The company, known as PG&E, says it's "probable" its equipment started the 2018 Camp fire, California's deadliest and most destructive, when a power line touched nearby trees. And it has cited at least $7 billion in claims from that wildfire.
Now, the company is asking its state regulator to let it charge typical California households $22.67 more per month, starting January 1, for electricity and natural gas service. The estimate includes requests made Monday and in December to the California Public Utilities Commission.
The company says both proposed rate hikes are needed, in part, to ensure safety against wildfires. It proposes to enhance safety by, in part, installing stronger power poles, clearing branches more aggressively, installing meters that identify fallen power lines, expanding its weather station network and installing cameras in fire-threat zones.
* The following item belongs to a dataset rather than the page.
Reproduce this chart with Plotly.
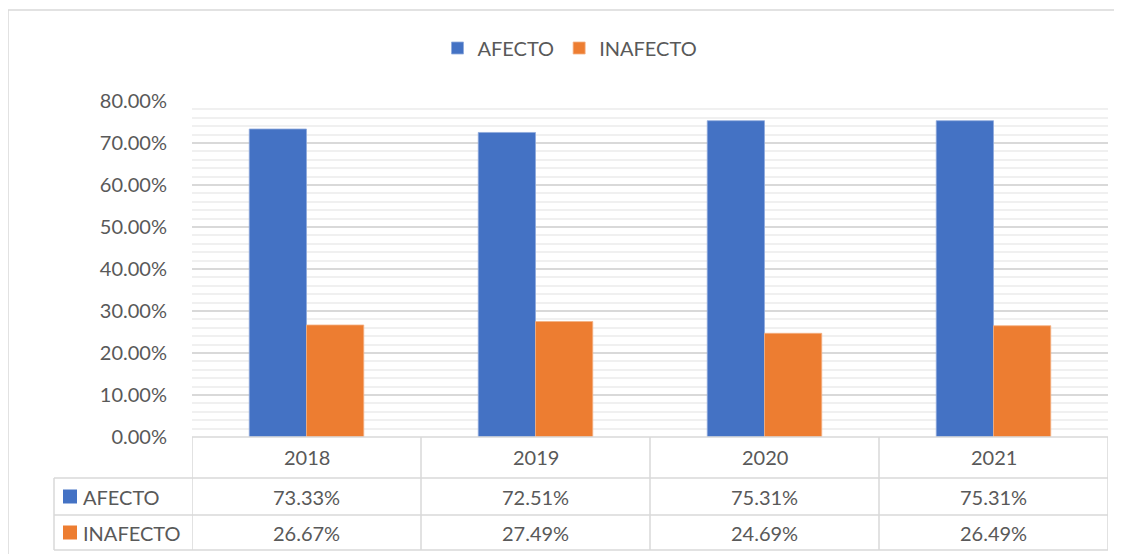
import plotly.graph_objects as go

# ---- data ----
years = ["2018", "2019", "2020", "2021"]
afecto = [0.7333, 0.7251, 0.7531, 0.7531]
inafecto = [0.2667, 0.2749, 0.2469, 0.2649]
afecto_labels = ["73.33%", "72.51%", "75.31%", "75.31%"]
inafecto_labels = ["26.67%", "27.49%", "24.69%", "26.49%"]
series_names = ["AFECTO", "INAFECTO"]

BLUE = "#4472C4"
ORANGE = "#ED7D31"
TXT = "#595959"
GRID = "#D9D9D9"
FONT = "Lato"
FS = 20

OFF = 8  # default page body margin
W, H = 1122 - OFF, 554 - OFF
L, R, T, B = 192, 1108, 101, 437  # plot area in page pixels


def px(xp):
    return (xp - L) / (R - L)


def py(yp):
    return (B - yp) / (B - T)


fig = go.Figure()
fig.add_trace(go.Bar(x=years, y=afecto, name=series_names[0],
                     marker=dict(color=BLUE, line=dict(color="#8FAADC", width=0.8))))
fig.add_trace(go.Bar(x=years, y=inafecto, name=series_names[1],
                     marker=dict(color=ORANGE, line=dict(color="#F4B183", width=0.8))))

shapes = []
annotations = []

# outer chart border
shapes.append(dict(type="rect", xref="paper", yref="paper",
                   x0=px(8), x1=px(1140), y0=py(575), y1=py(10),
                   line=dict(color="#D9D9D9", width=1.5), layer="below"))

# table geometry
row_edges = [B, 478, 515, 550]
tcol = "#D9D9D9"
left_x = px(54)
n = len(years)
shapes.append(dict(type="line", xref="x", yref="paper", x0=-0.5, x1=n - 0.5,
                   y0=py(row_edges[0]), y1=py(row_edges[0]), line=dict(color=tcol, width=1.5)))
for ye in row_edges[1:]:
    shapes.append(dict(type="line", xref="paper", yref="paper", x0=left_x, x1=1,
                       y0=py(ye), y1=py(ye), line=dict(color=tcol, width=1.5)))
for i in range(n + 1):
    shapes.append(dict(type="line", xref="x", yref="paper", x0=i - 0.5, x1=i - 0.5,
                       y0=py(row_edges[0]), y1=py(row_edges[-1]), line=dict(color=tcol, width=1.5)))
shapes.append(dict(type="line", xref="paper", yref="paper", x0=left_x, x1=left_x,
                   y0=py(row_edges[1]), y1=py(row_edges[-1]), line=dict(color=tcol, width=1.5)))


def mid(a, b):
    return py((a + b) / 2)


tf = dict(family=FONT, size=FS, color=TXT)
for i, yr in enumerate(years):
    for text, r in ((yr, 0), (afecto_labels[i], 1), (inafecto_labels[i], 2)):
        annotations.append(dict(x=i, y=mid(row_edges[r], row_edges[r + 1]), xref="x", yref="paper",
                                text=text, showarrow=False, xanchor="center", yanchor="middle",
                                font=tf))

for k, (name, col) in enumerate(zip(series_names, [BLUE, ORANGE])):
    top, bot = row_edges[k + 1], row_edges[k + 2]
    c = (top + bot) / 2
    shapes.append(dict(type="rect", xref="paper", yref="paper", x0=px(63), x1=px(77),
                       y0=py(c + 7), y1=py(c - 7), fillcolor=col, line=dict(width=0)))
    annotations.append(dict(x=px(81), y=py(c), xref="paper", yref="paper", text=name,
                            xanchor="left", yanchor="middle", showarrow=False, font=tf))

fig.update_layout(
    width=W, height=H,
    margin=dict(l=L - OFF, r=W - (R - OFF), t=T - OFF, b=H - (B - OFF), pad=0),
    paper_bgcolor="white", plot_bgcolor="white",
    barmode="group", bargap=0.5, bargroupgap=0,
    font=tf,
    legend=dict(orientation="h", x=px(570), xanchor="center", y=py(48), yanchor="middle",
                font=tf, itemwidth=30, traceorder="normal"),
    shapes=shapes, annotations=annotations,
    xaxis=dict(type="category", showticklabels=False, showgrid=False, zeroline=False,
               showline=False, range=[-0.5, n - 0.5]),
    yaxis=dict(range=[0, 0.8], dtick=0.1, tickformat=".2%", showgrid=True, gridcolor=GRID,
               gridwidth=1.5, zeroline=False, showline=False, ticks="outside", ticklen=0,
               ticklabelstandoff=20, tickfont=tf,
               minor=dict(dtick=0.02, showgrid=True, gridcolor="#F0F0F0", gridwidth=1.5)),
)

fig.write_html("out.html")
But another part of PG&E's proposal is drawing the ire of customers and politicians: its request to increase its return on equity, specifically to boost investors' profits to more closely align with the risk associated with wildfires.
That company's overall proposal was not received well by Gov. Gavin Newsom, a Democrat.
"PG&E is requesting massive increases in costs to ratepayers in order generate profits for investors -- all while wildfire victims sit in bankruptcy," Newsom's spokesman, Nathan Click, told the Sacramento Bee on Monday. "The governor strongly believes ratepayers shouldn't be on the hook for unnecessary increases as the state's process plays out."
PG&E, the nation's biggest electricity and natural gas company, isn't the only California electric company making this kind of request. San Diego Gas and Electric and Southern California Edison have both requested for increases in return on equity, citing investor risk because of wildfires.